• TASK INSTRUCTIONS: Exclude pictures. Extract exactly the lines from the one that contains "What Apache ECharts" down to the one that contains "0.6, 0.7, 0.8];", both included.

Source code of charts:
'''

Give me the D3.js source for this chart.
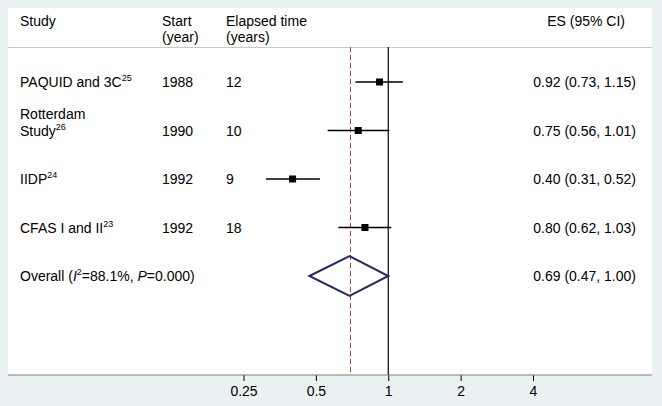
<!DOCTYPE html>
<html><head><meta charset="utf-8">
<script src="https://cdn.jsdelivr.net/npm/d3@7"></script>
<style>body{margin:0;background:#eaf1f3;} svg{display:block;font-family:"Liberation Sans",Arial,sans-serif;}</style>
</head><body><svg id="c" width="662" height="406"></svg>
<script>
const studies = ["PAQUID and 3C", "Rotterdam Study", "IIDP", "CFAS I and II"];
const refs = ["25", "26", "24", "23"];
const startYears = ["1988", "1990", "1992", "1992"];
const elapsed = ["12", "10", "9", "18"];
const es = [0.92, 0.75, 0.40, 0.80];
const lo = [0.73, 0.56, 0.31, 0.62];
const hi = [1.15, 1.01, 0.52, 1.03];
const overall = {es: 0.69, lo: 0.47, hi: 1.00, i2: "88.1%", p: "0.000"};
const ticks = [0.25, 0.5, 1, 2, 4];
const tickLabels = ["0.25", "0.5", "1", "2", "4"];

const svg = d3.select("#c");
const W = 662, H = 406;
svg.append("rect").attr("width", W).attr("height", H).attr("fill", "#eaf1f3");
svg.append("rect").attr("x", 8).attr("y", 8).attr("width", 644).attr("height", 367).attr("fill", "#fff");

const x = d3.scaleLog().base(2).domain([0.25, 4]).range([243.5, 533]);
const rows = [...studies.map((s, i) => i), "overall"];
const y = d3.scalePoint().domain(rows).range([82, 276]);
const fs = 14;
const sfs = 9;
const fmt = d3.format(".2f");

// header
const hdr = svg.append("g").attr("font-size", fs).attr("fill", "#000");
hdr.append("text").attr("x", 20).attr("y", 26).text("Study");
hdr.append("text").attr("x", 162).attr("y", 26).text("Start");
hdr.append("text").attr("x", 162).attr("y", 42).text("(year)");
hdr.append("text").attr("x", 226).attr("y", 26).text("Elapsed time");
hdr.append("text").attr("x", 226).attr("y", 42).text("(years)");
hdr.append("text").attr("x", 625).attr("y", 26).attr("text-anchor", "end").text("ES (95% CI)");
svg.append("line").attr("x1", 8).attr("x2", 652).attr("y1", 47.5).attr("y2", 47.5).attr("stroke", "#c8c8c8").attr("stroke-width", 1);

// reference lines
svg.append("line").attr("x1", x(1)).attr("x2", x(1)).attr("y1", 47).attr("y2", 375).attr("stroke", "#000").attr("stroke-width", 1.2);
const xr = Math.round(x(overall.es)) + 0.5;
svg.append("line").attr("x1", xr).attr("x2", xr).attr("y1", 47).attr("y2", 375)
  .attr("stroke", "#a8444c").attr("stroke-width", 1).attr("stroke-dasharray", "5,3");

// study rows
studies.forEach((s, i) => {
  const yy = y(i);
  const g = svg.append("g").attr("font-size", fs);
  if (s === "Rotterdam Study") {
    g.append("text").attr("x", 20).attr("y", yy - 12).text("Rotterdam");
    const t = g.append("text").attr("x", 20).attr("y", yy + 5);
    t.append("tspan").text("Study");
    t.append("tspan").attr("font-size", sfs).attr("dy", -6).text(refs[i]);
  } else {
    const t = g.append("text").attr("x", 20).attr("y", yy + 5);
    t.append("tspan").text(s);
    t.append("tspan").attr("font-size", sfs).attr("dy", -6).text(refs[i]);
  }
  g.append("text").attr("x", 162).attr("y", yy + 5).text(startYears[i]);
  g.append("text").attr("x", 226).attr("y", yy + 5).text(elapsed[i]);
  g.append("text").attr("x", 636).attr("y", yy + 5).attr("text-anchor", "end")
    .text(`${fmt(es[i])} (${fmt(lo[i])}, ${fmt(hi[i])})`);
  svg.append("line").attr("x1", x(lo[i])).attr("x2", x(hi[i])).attr("y1", yy).attr("y2", yy)
    .attr("stroke", "#000").attr("stroke-width", 1.3);
  svg.append("rect").attr("x", x(es[i]) - 3.5).attr("y", yy - 3.5).attr("width", 7).attr("height", 7).attr("fill", "#000");
});

// overall
const yo = y("overall");
const og = svg.append("g").attr("font-size", fs);
const ot = og.append("text").attr("x", 20).attr("y", yo + 5);
ot.append("tspan").text("Overall (");
ot.append("tspan").attr("font-style", "italic").text("I");
ot.append("tspan").attr("font-size", sfs).attr("dy", -6).text("2");
ot.append("tspan").attr("dy", 6).text("=" + overall.i2 + ", ");
ot.append("tspan").attr("font-style", "italic").text("P");
ot.append("tspan").text("=" + overall.p + ")");
og.append("text").attr("x", 636).attr("y", yo + 5).attr("text-anchor", "end")
  .text(`${fmt(overall.es)} (${fmt(overall.lo)}, ${fmt(overall.hi)})`);
const dh = 20;
svg.append("path")
  .attr("d", `M${x(overall.lo)},${yo} L${x(overall.es)},${yo - dh} L${x(overall.hi)},${yo} L${x(overall.es)},${yo + dh} Z`)
  .attr("fill", "none").attr("stroke", "#262a66").attr("stroke-width", 2);

// axis
const axis = d3.axisBottom(x).tickValues(ticks).tickFormat((d, i) => tickLabels[i]).tickSize(6).tickSizeOuter(0);
const ag = svg.append("g").attr("transform", "translate(0,375)").call(axis);
ag.select(".domain").remove();
ag.selectAll(".tick line").attr("stroke", "#000");
ag.selectAll(".tick text").attr("font-size", fs).attr("font-family", "Liberation Sans, Arial, sans-serif").attr("fill", "#000").attr("dy", "0.85em");
svg.append("line").attr("x1", 8).attr("x2", 652).attr("y1", 375).attr("y2", 375).attr("stroke", "#7f7f7f").attr("stroke-width", 1.2);
</script></body></html>
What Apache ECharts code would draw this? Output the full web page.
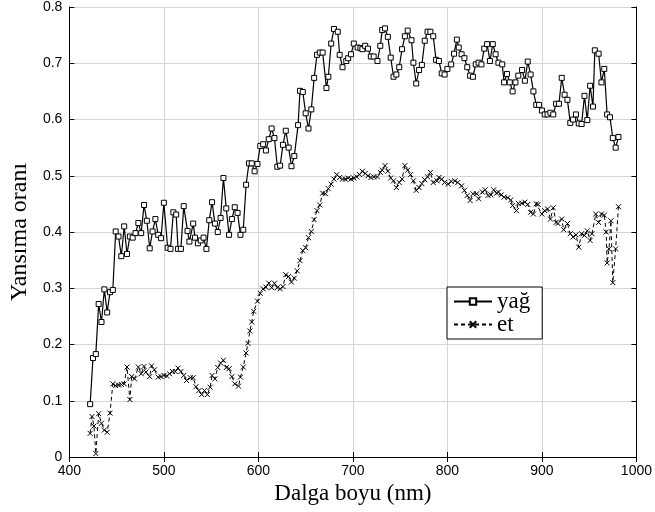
<!DOCTYPE html>
<html>
<head>
<meta charset="utf-8">
<script src="https://cdn.jsdelivr.net/npm/echarts@6/dist/echarts.min.js"></script>
<style>html,body{margin:0;padding:0;background:#fff}#c{width:655px;height:512px}</style>
</head>
<body>
<div id="c"></div>
<script>
var seriesNames = ['yağ', 'et'];
var xTicks = [400, 500, 600, 700, 800, 900, 1000];
var yTicks = [0, 0.1, 0.2, 0.3, 0.4, 0.5, 0.6, 0.7, 0.8];

var yagPoints = [[422,0.094],[425,0.176],[428,0.183],[431,0.272],[434,0.240],[437,0.298],[440,0.257],[443,0.293],[446,0.297],[449,0.401],[452,0.392],[455,0.357],[458,0.410],[461,0.361],[464,0.392],[467,0.390],[470,0.398],[473,0.416],[476,0.398],[479,0.448],[482,0.420],[485,0.371],[488,0.401],[491,0.423],[494,0.395],[497,0.389],[500,0.452],[504,0.372],[507,0.370],[510,0.435],[513,0.431],[515,0.370],[518,0.370],[521,0.446],[525,0.402],[527,0.383],[531,0.415],[533,0.390],[536,0.380],[539,0.385],[542,0.390],[545,0.370],[548,0.421],[551,0.453],[554,0.415],[557,0.400],[560,0.425],[563,0.496],[566,0.442],[569,0.395],[572,0.423],[575,0.444],[578,0.434],[581,0.395],[584,0.404],[587,0.484],[590,0.522],[593,0.522],[596,0.508],[599,0.521],[602,0.553],[605,0.556],[608,0.545],[611,0.565],[614,0.584],[617,0.567],[620,0.516],[623,0.518],[626,0.555],[629,0.580],[632,0.550],[635,0.517],[638,0.535],[642,0.590],[644,0.651],[647,0.649],[650,0.611],[653,0.584],[656,0.618],[659,0.674],[662,0.715],[665,0.719],[668,0.719],[672,0.656],[674,0.676],[677,0.735],[680,0.761],[684,0.756],[686,0.715],[689,0.693],[693,0.704],[695,0.709],[698,0.716],[701,0.735],[705,0.728],[708,0.727],[710,0.725],[713,0.731],[716,0.726],[719,0.712],[722,0.712],[726,0.704],[729,0.731],[731,0.759],[734,0.762],[737,0.747],[740,0.710],[743,0.676],[746,0.680],[749,0.693],[752,0.725],[755,0.748],[758,0.758],[762,0.741],[764,0.701],[767,0.664],[770,0.688],[773,0.697],[776,0.740],[779,0.756],[782,0.756],[785,0.748],[788,0.706],[791,0.704],[794,0.682],[797,0.680],[800,0.690],[804,0.698],[807,0.717],[810,0.742],[812,0.728],[815,0.716],[818,0.709],[821,0.693],[824,0.678],[827,0.676],[830,0.698],[833,0.701],[836,0.698],[839,0.726],[842,0.734],[845,0.704],[848,0.734],[851,0.716],[854,0.701],[858,0.698],[860,0.666],[863,0.681],[866,0.666],[869,0.650],[872,0.666],[875,0.678],[879,0.688],[882,0.669],[885,0.703],[888,0.680],[891,0.650],[894,0.626],[897,0.626],[900,0.616],[903,0.609],[906,0.609],[909,0.612],[912,0.609],[915,0.628],[918,0.628],[921,0.674],[924,0.644],[927,0.635],[930,0.594],[933,0.600],[936,0.609],[939,0.593],[942,0.592],[945,0.642],[948,0.599],[951,0.660],[954,0.623],[956,0.723],[960,0.717],[963,0.666],[966,0.690],[969,0.609],[972,0.604],[975,0.567],[978,0.550],[981,0.569]];

var etPoints = [[422,0.042],[424,0.072],[426,0.055],[428,0.006],[431,0.077],[434,0.060],[437,0.048],[440,0.044],[443,0.078],[446,0.130],[449,0.127],[452,0.128],[455,0.129],[458,0.130],[461,0.160],[464,0.102],[466,0.143],[469,0.139],[473,0.160],[476,0.148],[479,0.161],[481,0.151],[485,0.143],[487,0.162],[490,0.155],[494,0.142],[497,0.143],[500,0.145],[503,0.144],[506,0.148],[509,0.152],[512,0.152],[515,0.158],[518,0.152],[521,0.145],[524,0.136],[528,0.141],[531,0.141],[534,0.125],[537,0.118],[540,0.111],[543,0.118],[546,0.111],[549,0.124],[551,0.145],[554,0.139],[557,0.159],[560,0.167],[563,0.172],[566,0.159],[569,0.157],[572,0.143],[575,0.130],[579,0.126],[581,0.142],[584,0.160],[587,0.185],[589,0.202],[591,0.224],[593,0.240],[595,0.259],[599,0.277],[602,0.291],[605,0.299],[608,0.302],[611,0.309],[614,0.301],[617,0.309],[620,0.301],[623,0.299],[626,0.303],[629,0.324],[632,0.321],[635,0.311],[638,0.318],[641,0.331],[644,0.349],[647,0.367],[650,0.372],[653,0.390],[656,0.401],[659,0.422],[662,0.438],[665,0.448],[668,0.469],[671,0.468],[674,0.477],[677,0.485],[680,0.494],[683,0.502],[686,0.497],[689,0.494],[692,0.494],[695,0.496],[698,0.494],[701,0.496],[704,0.498],[707,0.502],[710,0.508],[713,0.504],[716,0.500],[719,0.497],[722,0.498],[726,0.498],[729,0.506],[731,0.510],[734,0.518],[737,0.508],[740,0.496],[743,0.491],[746,0.479],[749,0.488],[752,0.494],[755,0.518],[758,0.510],[761,0.502],[764,0.491],[767,0.474],[770,0.479],[773,0.486],[776,0.493],[779,0.498],[782,0.506],[785,0.488],[789,0.491],[791,0.497],[794,0.494],[797,0.488],[801,0.485],[804,0.490],[808,0.491],[811,0.488],[815,0.482],[818,0.474],[821,0.465],[824,0.456],[827,0.468],[831,0.468],[833,0.459],[837,0.471],[840,0.475],[843,0.465],[846,0.466],[849,0.475],[852,0.469],[854,0.471],[857,0.466],[860,0.462],[864,0.461],[867,0.457],[869,0.447],[873,0.438],[875,0.451],[879,0.451],[882,0.453],[885,0.449],[888,0.435],[891,0.432],[894,0.450],[896,0.449],[900,0.432],[903,0.438],[906,0.441],[909,0.423],[912,0.443],[915,0.417],[917,0.415],[921,0.423],[923,0.404],[927,0.415],[930,0.397],[933,0.391],[936,0.395],[939,0.373],[942,0.397],[945,0.394],[948,0.402],[951,0.385],[953,0.397],[957,0.432],[960,0.417],[963,0.432],[966,0.430],[968,0.400],[969,0.345],[971,0.370],[973,0.420],[975,0.310],[978,0.370],[981,0.445]];

var chart = echarts.init(document.getElementById('c'), null, {renderer: 'canvas'});
var sans = 'Liberation Sans, Arial, sans-serif';
var serif = 'Liberation Serif, Times New Roman, serif';
var tickStyle = {show: true, inside: true, length: 5, lineStyle: {color: '#000', width: 1}};
var lineAx = {show: true, lineStyle: {color: '#000', width: 1}};
var xBase = {type: 'value', min: xTicks[0], max: xTicks[xTicks.length - 1], interval: xTicks[1] - xTicks[0]};
var yBase = {type: 'value', min: yTicks[0], max: yTicks[yTicks.length - 1], interval: 0.1};

chart.setOption({
  animation: false,
  backgroundColor: '#fff',
  grid: {left: 67, right: 17, top: 6, bottom: 55, containLabel: false},
  legend: {
    data: seriesNames,
    orient: 'vertical',
    left: 447, top: 287,
    itemWidth: 38, itemHeight: 8, itemGap: 0,
    padding: [3, 12, 3, 6],
    borderColor: '#000', borderWidth: 1, backgroundColor: '#fff',
    textStyle: {fontFamily: serif, fontSize: 23, color: '#000'}
  },
  xAxis: [
    Object.assign({}, xBase, {
      position: 'bottom',
      axisLine: lineAx, axisTick: tickStyle,
      axisLabel: {fontFamily: sans, fontSize: 14, color: '#000', margin: 7,
        formatter: function (v) { return String(v); }},
      splitLine: {show: true, lineStyle: {color: '#d4d4d4', width: 1}},
      name: 'Dalga boyu (nm)', nameLocation: 'middle', nameGap: 23,
      nameTextStyle: {fontFamily: serif, fontSize: 23, color: '#000'}
    }),
    Object.assign({}, xBase, {
      position: 'top',
      axisLine: lineAx, axisTick: tickStyle,
      axisLabel: {show: false}, splitLine: {show: false}
    })
  ],
  yAxis: [
    Object.assign({}, yBase, {
      position: 'left',
      axisLine: lineAx, axisTick: tickStyle,
      axisLabel: {fontFamily: sans, fontSize: 14, color: '#000', margin: 7,
        formatter: function (v) { return v === 0 ? '0' : v.toFixed(1); }},
      splitLine: {show: true, lineStyle: {color: '#d4d4d4', width: 1}},
      name: 'Yansıma oranı', nameLocation: 'middle', nameGap: 37,
      nameTextStyle: {fontFamily: serif, fontSize: 24, color: '#000'}
    }),
    Object.assign({}, yBase, {
      position: 'right',
      axisLine: lineAx, axisTick: tickStyle,
      axisLabel: {show: false}, splitLine: {show: false}
    })
  ],
  series: [
    {
      name: seriesNames[0], type: 'line', data: yagPoints,
      xAxisIndex: 0, yAxisIndex: 0,
      symbol: 'rect', symbolSize: 5, showSymbol: true, showAllSymbol: true,
      lineStyle: {color: '#000', width: 1.2, type: 'solid'},
      itemStyle: {color: '#fff', borderColor: '#000', borderWidth: 1}
    },
    {
      name: seriesNames[1], type: 'line', data: etPoints,
      xAxisIndex: 0, yAxisIndex: 0,
      symbol: 'path://M0,0L10,10M10,0L0,10', symbolSize: 5, showSymbol: true, showAllSymbol: true,
      lineStyle: {color: '#000', width: 1, type: [4, 3]},
      itemStyle: {color: 'none', borderColor: '#000', borderWidth: 1}
    }
  ]
});
</script>
</body>
</html>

'''

• TASK OUTPUT:
What Apache ECharts code would draw this? Output the full web page.
<!DOCTYPE html>
<html>
<head>
<meta charset="utf-8">
<script src="https://cdn.jsdelivr.net/npm/echarts@6/dist/echarts.min.js"></script>
<style>html,body{margin:0;padding:0;background:#fff}#c{width:655px;height:512px}</style>
</head>
<body>
<div id="c"></div>
<script>
var seriesNames = ['yağ', 'et'];
var xTicks = [400, 500, 600, 700, 800, 900, 1000];
var yTicks = [0, 0.1, 0.2, 0.3, 0.4, 0.5, 0.6, 0.7, 0.8];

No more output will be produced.